09/08/2015 10:47 EDT | Updated 09/08/2016 05:12 EDT

Mulcair Ducks Questions About Platform Cost, Calls Out Trudeau's 'Inexperience'

"How can Canadians trust a person who so easily abandons one principle for another?" the NDP leader charged.

TORONTO — NDP Leader Tom Mulcair planned to open the post-Labour Day phase of the election campaign Tuesday night by inserting a little more Justin Trudeau into his stump speech.

Mulcair aimed to highlight what he called the Liberal leader's "inexperience'' at a rally in downtown Toronto, according to an advance copy of the address obtained by The Canadian Press.

The New Democrat leader is clearly trying to differentiate himself from his rival on the centre-left. The extra attention paid to Trudeau, confirmed by one campaign insider, comes as polls point to a tight, three-way race that also includes Conservative Leader Stephen Harper.

In the speech, Mulcair criticizes Trudeau for voting for a $15-an-hour federal minimum wage and then campaigning against it.

He also targets Trudeau for announcing a Liberal government would run several years of deficits, and for voting in favour of the Harper government's anti-terrorism legislation — Bill C-51 — after initially opposing it. Trudeau has pledged to amend Bill C-51, if elected.

"Is that the change we need?'' says Mulcair's speech, which also contains its standard criticism of Harper's decade in power.

"How can Canadians trust a person who so easily abandons one principle for another?''

Mulcair's speech was to be delivered on a day the NDP unveiled its campaign plane. All three major parties now have their planes, and the campaign is expected to amp up following the long weekend that marks the unofficial end to summer and vacation season.
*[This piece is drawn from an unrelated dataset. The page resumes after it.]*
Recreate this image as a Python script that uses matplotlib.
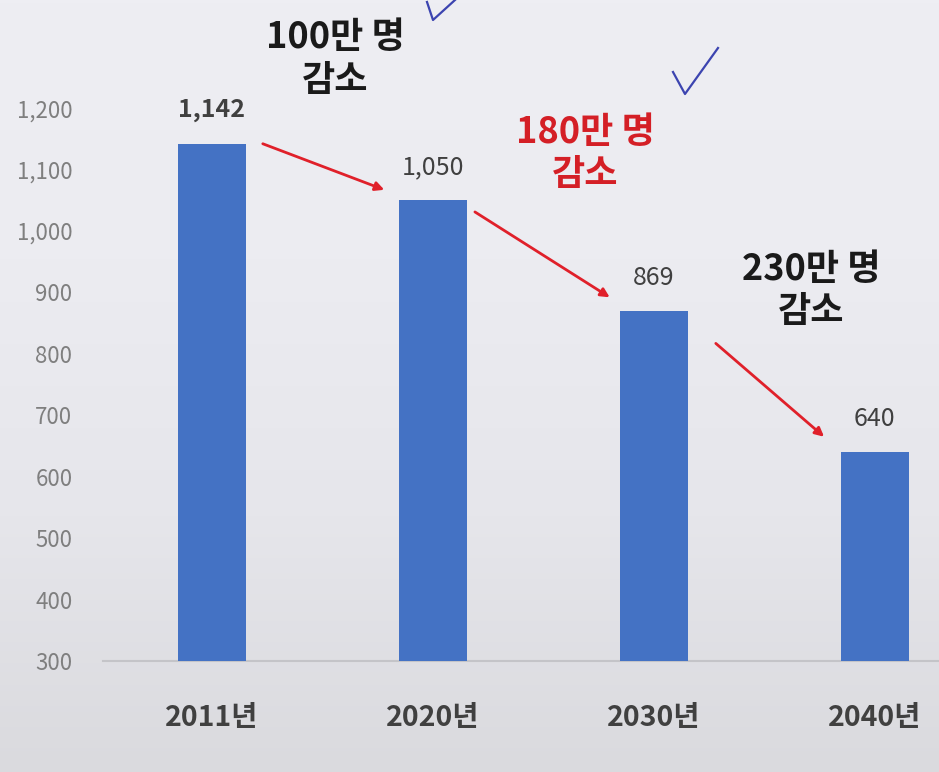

Before the planned rally Tuesday in the crucial battleground of Toronto, Mulcair's stopped in another important area for the NDP: Montreal.

At the city's Pierre Elliott Trudeau airport, Mulcair demurred on revealing costing details of his program, which contains several pricey commitments.

He said he reveal all the revenue sources and costs in due course — and only after the NDP announces a few more promises.

"None of the major parties has yet provided their full accounting, but of course the NDP will be doing that,'' said Mulcair, who also pledged Tuesday to invest $160 million over four years to help the Canadian aerospace industry.

"You can be sure that we're going to produce exact accounting on all the numbers in our platform.''

The New Democrats have promised to balance the books next year if they win power in the Oct. 19 election despite several big-ticket spending promises, such as Mulcair's plan to create one million $15-a-day child-care spaces. That program would eventually cost $5 billion annually once fully implemented in eight years.

His balanced-budget pledge has come under attack by his rivals, who argue a weakened economy means he will be forced to pay for his pledges by hiking taxes and cutting services.

Mulcair has said the NDP would pay for its commitments in part by cancelling the Conservatives' $2-billion-a-year income-splitting measure for families with kids, and by raising corporate tax rates — though he has yet to specify by how much. He has also announced he would close a tax loophole on CEO stock options.

On Tuesday, Mulcair promised to help the aerospace industry, a sector that has seen hundreds of layoffs this year.

He said he would set up a $160-million, four-year fund to help small- and medium-sized aerospace companies adopt new technology and increase production. The plan would require firms to show how they would create jobs and provide professional training to workers.

Mulcair also committed to $40 million over four years for the Canadian Space Agency's development program to help companies commercialize new space technologies, and said he would lead trade delegations to help promote the industry.

"Canadian aerospace innovators and manufacturers need a prime minister in Ottawa who will be a champion for the them on the world stage — and I will be that champion,'' Mulcair said in Montreal, a hub for a sector that hosts the headquarters of companies such as Bombardier and CAE.

In May, Bombardier announced it was laying off 1,750 employees in Montreal, Toronto and Ireland, while CAE said last month it was cutting 350.